[MATERIAL PROVIDED]:

▬▬▬▬▬▬▬▬▬▬

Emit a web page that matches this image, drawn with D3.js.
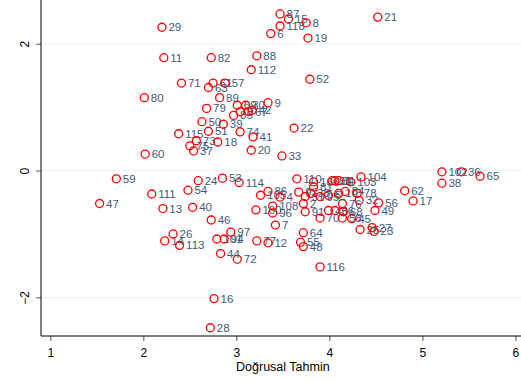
<!DOCTYPE html>
<html>
<head>
<meta charset="utf-8">
<script src="https://cdn.jsdelivr.net/npm/d3@7"></script>
<style>
  body { margin: 0; background: #fff; }
  svg { display: block; font-family: "Liberation Sans", Arial, sans-serif; }
</style>
</head>
<body>
<div id="chart"></div>
<script>
// observation ids, fitted values (x) and residuals (y)
const ids = [87,15,8,118,6,19,21,29,11,82,88,112,52,71,61,57,63,80,89,79,9,69,30,42,3,67,85,50,39,22,
  115,51,74,41,73,75,37,18,20,33,60,59,111,47,13,54,24,53,114,40,46,97,101,94,113,14,26,44,72,16,28,
  77,12,7,108,100,96,105,86,4,110,106,83,34,1,92,81,35,31,2,95,5,10,91,70,43,66,76,68,64,55,48,116,
  104,103,84,78,32,56,49,45,58,25,27,23,102,36,65,38,62,17];
const fitted = [3.47,3.56,3.75,3.47,3.37,3.77,4.52,2.20,2.22,2.73,3.22,3.16,3.79,2.41,2.75,2.88,2.70,2.01,2.82,2.68,3.34,3.01,3.10,3.17,3.04,3.13,2.97,2.63,2.86,3.62,
  2.38,2.70,3.04,3.18,2.57,2.50,2.54,2.80,3.16,3.49,2.02,1.71,2.09,1.53,2.21,2.48,2.59,2.85,3.03,2.53,2.73,2.94,2.79,2.87,2.39,2.23,2.32,2.83,3.01,2.76,2.72,
  3.22,3.34,3.42,3.39,3.21,3.39,3.26,3.34,3.47,3.65,3.83,4.03,4.06,4.10,3.67,3.83,3.80,3.74,3.72,3.90,3.99,4.10,3.74,3.90,3.99,4.06,4.14,4.15,3.72,3.69,3.72,3.90,
  4.34,4.23,4.17,4.30,4.32,4.53,4.49,4.24,4.14,4.33,4.46,4.48,5.21,5.42,5.62,5.21,4.81,4.90];
const resid = [2.47,2.39,2.33,2.28,2.16,2.09,2.42,2.26,1.78,1.78,1.81,1.59,1.44,1.38,1.38,1.38,1.31,1.15,1.15,0.98,1.07,1.03,1.03,0.95,0.93,0.93,0.87,0.77,0.73,0.67,
  0.58,0.62,0.61,0.53,0.47,0.39,0.31,0.45,0.32,0.23,0.26,-0.13,-0.37,-0.52,-0.60,-0.31,-0.16,-0.12,-0.19,-0.58,-0.78,-0.97,-1.08,-1.08,-1.18,-1.11,-1.00,-1.31,-1.40,-2.02,-2.48,
  -1.11,-1.14,-0.86,-0.56,-0.62,-0.67,-0.39,-0.33,-0.42,-0.13,-0.18,-0.16,-0.16,-0.16,-0.34,-0.26,-0.36,-0.41,-0.52,-0.41,-0.39,-0.36,-0.65,-0.75,-0.63,-0.63,-0.52,-0.65,-0.98,-1.13,-1.20,-1.52,
  -0.10,-0.18,-0.33,-0.36,-0.47,-0.51,-0.63,-0.76,-0.75,-0.93,-0.90,-0.96,-0.02,-0.02,-0.09,-0.20,-0.32,-0.48];
const xTicks = [1,2,3,4,5,6];
const yTicks = [-2,0,2];
const xTitle = "Doğrusal Tahmin";

const W = 521, H = 381;
const plot = {left: 41, right: 521, top: 0, bottom: 336};

const svg = d3.select('#chart').append('svg')
  .attr('width', W).attr('height', H);

const x = d3.scaleLinear().domain([0.9, 6.06]).range([plot.left, plot.right]);
const y = d3.scaleLinear().domain([-2.61, 2.69]).range([plot.bottom, plot.top]);

// grid lines at y ticks
svg.append('g').selectAll('line')
  .data(yTicks)
  .join('line')
  .attr('x1', plot.left).attr('x2', plot.right)
  .attr('y1', d => y(d)).attr('y2', d => y(d))
  .attr('stroke', '#eaf2f3').attr('stroke-width', 1);

// axes
const xAxisG = svg.append('g')
  .attr('transform', `translate(0,${plot.bottom})`)
  .call(d3.axisBottom(x).tickValues(xTicks).tickSize(5).tickPadding(7).tickFormat(d3.format('d')));
xAxisG.select('.domain').remove();
xAxisG.selectAll('line').attr('stroke', '#555');
xAxisG.selectAll('text').attr('font-size', 12).attr('fill', '#000')
  .attr('font-family', '"Liberation Sans", Arial, sans-serif');

const yAxisG = svg.append('g')
  .attr('transform', `translate(${plot.left},0)`)
  .call(d3.axisLeft(y).tickValues(yTicks).tickSize(5).tickFormat(d3.format('d')));
yAxisG.select('.domain').remove();
yAxisG.selectAll('line').attr('stroke', '#555');
yAxisG.selectAll('text')
  .attr('font-size', 12).attr('fill', '#000')
  .attr('font-family', '"Liberation Sans", Arial, sans-serif')
  .attr('text-anchor', 'middle')
  .attr('x', 0).attr('dy', 0)
  .attr('transform', 'translate(-12,0) rotate(-90)');

// axis lines
svg.append('line')
  .attr('x1', plot.left).attr('x2', plot.left)
  .attr('y1', plot.top).attr('y2', plot.bottom)
  .attr('stroke', '#000').attr('stroke-width', 1);
svg.append('line')
  .attr('x1', plot.left).attr('x2', plot.right)
  .attr('y1', plot.bottom).attr('y2', plot.bottom)
  .attr('stroke', '#000').attr('stroke-width', 1);

svg.append('text')
  .attr('x', (x(1) + x(6)) / 2).attr('y', 371)
  .attr('text-anchor', 'middle')
  .attr('font-size', 12.5)
  .text(xTitle);

const pts = ids.map((id, i) => ({id: id, fx: fitted[i], r: resid[i]}));

const g = svg.append('g');
g.selectAll('text')
  .data(pts)
  .join('text')
  .attr('x', d => x(d.fx) + 6.5)
  .attr('y', d => y(d.r))
  .attr('dy', '0.35em')
  .attr('font-size', 11.5)
  .attr('fill', '#3d5a7c')
  .text(d => d.id);

g.selectAll('circle')
  .data(pts)
  .join('circle')
  .attr('cx', d => x(d.fx))
  .attr('cy', d => y(d.r))
  .attr('r', 4)
  .attr('fill', 'none')
  .attr('stroke', '#ff0000')
  .attr('stroke-width', 1.3);
</script>
</body>
</html>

▬▬▬▬▬▬▬▬▬▬

[EXERCISE DESCRIPTION]:
Repeat the lines above exactly, and keep every picture out.

[RESPONSE TO THIS TASK]:
Emit a web page that matches this image, drawn with D3.js.
<!DOCTYPE html>
<html>
<head>
<meta charset="utf-8">
<script src="https://cdn.jsdelivr.net/npm/d3@7"></script>
<style>
  body { margin: 0; background: #fff; }
  svg { display: block; font-family: "Liberation Sans", Arial, sans-serif; }
</style>
</head>
<body>
<div id="chart"></div>
<script>
// observation ids, fitted values (x) and residuals (y)
const ids = [87,15,8,118,6,19,21,29,11,82,88,112,52,71,61,57,63,80,89,79,9,69,30,42,3,67,85,50,39,22,
  115,51,74,41,73,75,37,18,20,33,60,59,111,47,13,54,24,53,114,40,46,97,101,94,113,14,26,44,72,16,28,
  77,12,7,108,100,96,105,86,4,110,106,83,34,1,92,81,35,31,2,95,5,10,91,70,43,66,76,68,64,55,48,116,
  104,103,84,78,32,56,49,45,58,25,27,23,102,36,65,38,62,17];
const fitted = [3.47,3.56,3.75,3.47,3.37,3.77,4.52,2.20,2.22,2.73,3.22,3.16,3.79,2.41,2.75,2.88,2.70,2.01,2.82,2.68,3.34,3.01,3.10,3.17,3.04,3.13,2.97,2.63,2.86,3.62,
  2.38,2.70,3.04,3.18,2.57,2.50,2.54,2.80,3.16,3.49,2.02,1.71,2.09,1.53,2.21,2.48,2.59,2.85,3.03,2.53,2.73,2.94,2.79,2.87,2.39,2.23,2.32,2.83,3.01,2.76,2.72,
  3.22,3.34,3.42,3.39,3.21,3.39,3.26,3.34,3.47,3.65,3.83,4.03,4.06,4.10,3.67,3.83,3.80,3.74,3.72,3.90,3.99,4.10,3.74,3.90,3.99,4.06,4.14,4.15,3.72,3.69,3.72,3.90,
  4.34,4.23,4.17,4.30,4.32,4.53,4.49,4.24,4.14,4.33,4.46,4.48,5.21,5.42,5.62,5.21,4.81,4.90];
const resid = [2.47,2.39,2.33,2.28,2.16,2.09,2.42,2.26,1.78,1.78,1.81,1.59,1.44,1.38,1.38,1.38,1.31,1.15,1.15,0.98,1.07,1.03,1.03,0.95,0.93,0.93,0.87,0.77,0.73,0.67,
  0.58,0.62,0.61,0.53,0.47,0.39,0.31,0.45,0.32,0.23,0.26,-0.13,-0.37,-0.52,-0.60,-0.31,-0.16,-0.12,-0.19,-0.58,-0.78,-0.97,-1.08,-1.08,-1.18,-1.11,-1.00,-1.31,-1.40,-2.02,-2.48,
  -1.11,-1.14,-0.86,-0.56,-0.62,-0.67,-0.39,-0.33,-0.42,-0.13,-0.18,-0.16,-0.16,-0.16,-0.34,-0.26,-0.36,-0.41,-0.52,-0.41,-0.39,-0.36,-0.65,-0.75,-0.63,-0.63,-0.52,-0.65,-0.98,-1.13,-1.20,-1.52,
  -0.10,-0.18,-0.33,-0.36,-0.47,-0.51,-0.63,-0.76,-0.75,-0.93,-0.90,-0.96,-0.02,-0.02,-0.09,-0.20,-0.32,-0.48];
const xTicks = [1,2,3,4,5,6];
const yTicks = [-2,0,2];
const xTitle = "Doğrusal Tahmin";

const W = 521, H = 381;
const plot = {left: 41, right: 521, top: 0, bottom: 336};

const svg = d3.select('#chart').append('svg')
  .attr('width', W).attr('height', H);

const x = d3.scaleLinear().domain([0.9, 6.06]).range([plot.left, plot.right]);
const y = d3.scaleLinear().domain([-2.61, 2.69]).range([plot.bottom, plot.top]);

// grid lines at y ticks
svg.append('g').selectAll('line')
  .data(yTicks)
  .join('line')
  .attr('x1', plot.left).attr('x2', plot.right)
  .attr('y1', d => y(d)).attr('y2', d => y(d))
  .attr('stroke', '#eaf2f3').attr('stroke-width', 1);

// axes
const xAxisG = svg.append('g')
  .attr('transform', `translate(0,${plot.bottom})`)
  .call(d3.axisBottom(x).tickValues(xTicks).tickSize(5).tickPadding(7).tickFormat(d3.format('d')));
xAxisG.select('.domain').remove();
xAxisG.selectAll('line').attr('stroke', '#555');
xAxisG.selectAll('text').attr('font-size', 12).attr('fill', '#000')
  .attr('font-family', '"Liberation Sans", Arial, sans-serif');

const yAxisG = svg.append('g')
  .attr('transform', `translate(${plot.left},0)`)
  .call(d3.axisLeft(y).tickValues(yTicks).tickSize(5).tickFormat(d3.format('d')));
yAxisG.select('.domain').remove();
yAxisG.selectAll('line').attr('stroke', '#555');
yAxisG.selectAll('text')
  .attr('font-size', 12).attr('fill', '#000')
  .attr('font-family', '"Liberation Sans", Arial, sans-serif')
  .attr('text-anchor', 'middle')
  .attr('x', 0).attr('dy', 0)
  .attr('transform', 'translate(-12,0) rotate(-90)');

// axis lines
svg.append('line')
  .attr('x1', plot.left).attr('x2', plot.left)
  .attr('y1', plot.top).attr('y2', plot.bottom)
  .attr('stroke', '#000').attr('stroke-width', 1);
svg.append('line')
  .attr('x1', plot.left).attr('x2', plot.right)
  .attr('y1', plot.bottom).attr('y2', plot.bottom)
  .attr('stroke', '#000').attr('stroke-width', 1);

svg.append('text')
  .attr('x', (x(1) + x(6)) / 2).attr('y', 371)
  .attr('text-anchor', 'middle')
  .attr('font-size', 12.5)
  .text(xTitle);

const pts = ids.map((id, i) => ({id: id, fx: fitted[i], r: resid[i]}));

const g = svg.append('g');
g.selectAll('text')
  .data(pts)
  .join('text')
  .attr('x', d => x(d.fx) + 6.5)
  .attr('y', d => y(d.r))
  .attr('dy', '0.35em')
  .attr('font-size', 11.5)
  .attr('fill', '#3d5a7c')
  .text(d => d.id);

g.selectAll('circle')
  .data(pts)
  .join('circle')
  .attr('cx', d => x(d.fx))
  .attr('cy', d => y(d.r))
  .attr('r', 4)
  .attr('fill', 'none')
  .attr('stroke', '#ff0000')
  .attr('stroke-width', 1.3);
</script>
</body>
</html>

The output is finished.